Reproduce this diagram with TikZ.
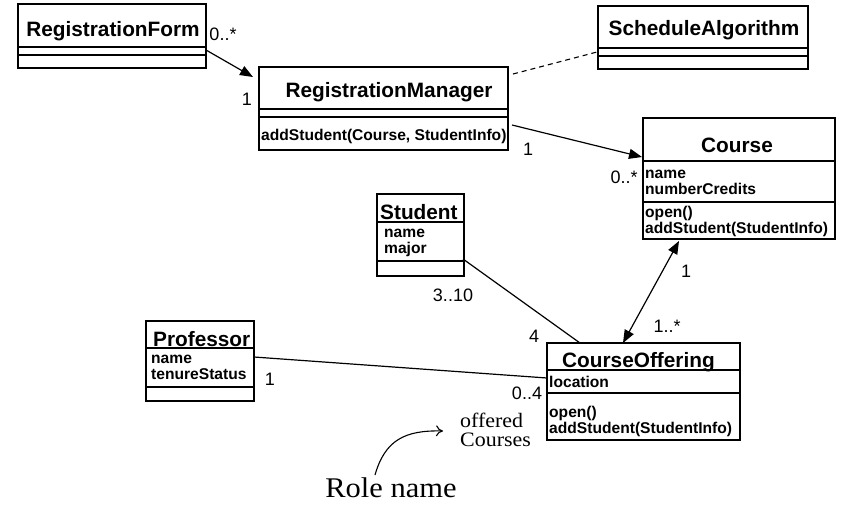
\documentclass[tikz,border=0pt]{standalone}
\usepackage{fontspec}
\setmainfont{Liberation Sans}
\newfontfamily\rmserif{Liberation Serif}
\usetikzlibrary{arrows.meta,calc}
\tikzset{
  cls/.style={draw, line width=1.4pt, inner sep=0pt, outer sep=0pt, anchor=north west},
  sep/.style={line width=1.3pt},
  clsname/.style={font=\fontsize{20.8}{24}\selectfont\bfseries, inner sep=0pt, anchor=base},
  member/.style={font=\fontsize{15.6}{17}\selectfont\bfseries, inner sep=0pt, anchor=base west},
  mult/.style={font=\fontsize{18}{20}\selectfont, inner sep=0pt, anchor=base},
  assoc/.style={line width=1.2pt},
  navarrow/.style={line width=1.2pt, -{Triangle[length=13pt,width=10pt]}},
  bothnav/.style={line width=1.2pt, {Triangle[length=13pt,width=10pt]}-{Triangle[length=13pt,width=10pt]}},
  depline/.style={line width=1.1pt, dash pattern=on 5pt off 4pt},
  serifnote/.style={font=\rmserif\fontsize{20.5}{21}\selectfont, inner sep=0pt, anchor=base west},
}
\begin{document}
\begin{tikzpicture}[x=1pt,y=-1pt]
\useasboundingbox (0,0) rectangle (845,504);

% RegistrationForm
\node[cls, minimum width=188pt, minimum height=64pt] (rf) at (18,4) {};
\draw[sep] (18,47) -- (206,47) (18,55) -- (206,55);
\node[clsname] (rfname) at (113,36) {RegistrationForm};

% RegistrationManager
\node[cls, minimum width=249pt, minimum height=83pt] (rm) at (259,67) {};
\draw[sep] (259,109) -- (508,109) (259,117) -- (508,117);
\node[clsname] (rmname) at (389,97) {RegistrationManager};
\node[member] (rmop) at (261,140) {addStudent(Course, StudentInfo)};

% ScheduleAlgorithm
\node[cls, minimum width=210pt, minimum height=63pt] (sa) at (598,6) {};
\draw[sep] (598,48) -- (808,48) (598,56) -- (808,56);
\node[clsname] (saname) at (704,35) {ScheduleAlgorithm};

% Course
\node[cls, minimum width=192pt, minimum height=121pt] (course) at (643,118) {};
\draw[sep] (643,161) -- (835,161) (643,202) -- (835,202);
\node[clsname] (coursename) at (737,152) {Course};
\node[member] (ca1) at (645,178) {name};
\node[member] (ca2) at (645,194) {numberCredits};
\node[member] (co1) at (645,217) {open()};
\node[member] (co2) at (645,233) {addStudent(StudentInfo)};

% Student
\node[cls, minimum width=87pt, minimum height=82pt] (student) at (377,194) {};
\draw[sep] (377,222) -- (464,222) (377,261) -- (464,261);
\node[clsname, anchor=base west] (studentname) at (380,219) {Student};
\node[member] (sa1) at (384,237) {name};
\node[member] (sa2) at (384,253) {major};

% Professor
\node[cls, minimum width=108pt, minimum height=80pt] (prof) at (146,321) {};
\draw[sep] (146,348) -- (254,348) (146,387) -- (254,387);
\node[clsname, anchor=base west] (profname) at (153,346) {Professor};
\node[member] (pa1) at (151,363) {name};
\node[member] (pa2) at (151,379) {tenureStatus};

% CourseOffering
\node[cls, minimum width=193pt, minimum height=97pt] (co) at (547,343) {};
\draw[sep] (547,370) -- (740,370) (547,393) -- (740,393);
\node[clsname, anchor=base west] (coname) at (562,367) {CourseOffering};
\node[member] (coa1) at (549,387) {location};
\node[member] (coo1) at (549,417) {open()};
\node[member] (coo2) at (549,433) {addStudent(StudentInfo)};

% connectors
\draw[navarrow] ($(rf.north east)+(0,46)$) -- ($(rm.north west)+(-6,10)$);
\draw[depline] ($(rm.north east)+(5,7)$) -- ($(sa.north west)+(-1,46)$);
\draw[navarrow] ($(rm.north east)+(4,58)$) -- ($(course.north west)+(-1,39)$);
\draw[assoc] ($(student.north east)+(-1,65)$) -- ($(co.north west)+(33,0)$);
\draw[bothnav] ($(course.south west)+(36,2)$) -- ($(co.north west)+(76,0)$);
\draw[assoc] ($(prof.north east)+(0,36)$) -- ($(co.north west)+(0,35)$);

% multiplicities
\node[mult] (m1) at (223,40) {0..*};
\node[mult] (m2) at (247,105) {1};
\node[mult] (m3) at (528,155) {1};
\node[mult] (m4) at (624,183) {0..*};
\node[mult] (m5) at (453,301) {3..10};
\node[mult] (m6) at (534,342) {4};
\node[mult] (m7) at (686,277) {1};
\node[mult] (m8) at (667,332) {1..*};
\node[mult] (m9) at (270,385) {1};
\node[mult] (m10) at (527,399) {0..4};

% role name annotation
\node[serifnote] (off1) at (460,427) {\scalebox{1.07}[1]{offered}};
\node[serifnote] (off2) at (460,446) {\scalebox{1.07}[1]{Courses}};
\node[font=\rmserif\fontsize{28.5}{30}\selectfont, inner sep=0pt, anchor=base] (role) at (391,497) {\scalebox{1.07}[1]{Role name}};
\coordinate (rs) at (375,475);
\coordinate (re) at (443,431);
\draw[line width=1.1pt, -{To[length=7pt,width=11pt]}] (rs) .. controls (385,440) and (405,430) .. (re);
\end{tikzpicture}
\end{document}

● ● ● ● ●

> [WHAT YOU ARE ASKED TO DO]
Pictures stay out. Print the data exactly, from its first line through the line containing "(co2) at (645,233)".

> [THE COMPLETED TASK]
Reproduce this diagram with TikZ.
\documentclass[tikz,border=0pt]{standalone}
\usepackage{fontspec}
\setmainfont{Liberation Sans}
\newfontfamily\rmserif{Liberation Serif}
\usetikzlibrary{arrows.meta,calc}
\tikzset{
  cls/.style={draw, line width=1.4pt, inner sep=0pt, outer sep=0pt, anchor=north west},
  sep/.style={line width=1.3pt},
  clsname/.style={font=\fontsize{20.8}{24}\selectfont\bfseries, inner sep=0pt, anchor=base},
  member/.style={font=\fontsize{15.6}{17}\selectfont\bfseries, inner sep=0pt, anchor=base west},
  mult/.style={font=\fontsize{18}{20}\selectfont, inner sep=0pt, anchor=base},
  assoc/.style={line width=1.2pt},
  navarrow/.style={line width=1.2pt, -{Triangle[length=13pt,width=10pt]}},
  bothnav/.style={line width=1.2pt, {Triangle[length=13pt,width=10pt]}-{Triangle[length=13pt,width=10pt]}},
  depline/.style={line width=1.1pt, dash pattern=on 5pt off 4pt},
  serifnote/.style={font=\rmserif\fontsize{20.5}{21}\selectfont, inner sep=0pt, anchor=base west},
}
\begin{document}
\begin{tikzpicture}[x=1pt,y=-1pt]
\useasboundingbox (0,0) rectangle (845,504);

% RegistrationForm
\node[cls, minimum width=188pt, minimum height=64pt] (rf) at (18,4) {};
\draw[sep] (18,47) -- (206,47) (18,55) -- (206,55);
\node[clsname] (rfname) at (113,36) {RegistrationForm};

% RegistrationManager
\node[cls, minimum width=249pt, minimum height=83pt] (rm) at (259,67) {};
\draw[sep] (259,109) -- (508,109) (259,117) -- (508,117);
\node[clsname] (rmname) at (389,97) {RegistrationManager};
\node[member] (rmop) at (261,140) {addStudent(Course, StudentInfo)};

% ScheduleAlgorithm
\node[cls, minimum width=210pt, minimum height=63pt] (sa) at (598,6) {};
\draw[sep] (598,48) -- (808,48) (598,56) -- (808,56);
\node[clsname] (saname) at (704,35) {ScheduleAlgorithm};

% Course
\node[cls, minimum width=192pt, minimum height=121pt] (course) at (643,118) {};
\draw[sep] (643,161) -- (835,161) (643,202) -- (835,202);
\node[clsname] (coursename) at (737,152) {Course};
\node[member] (ca1) at (645,178) {name};
\node[member] (ca2) at (645,194) {numberCredits};
\node[member] (co1) at (645,217) {open()};
\node[member] (co2) at (645,233) {addStudent(StudentInfo)};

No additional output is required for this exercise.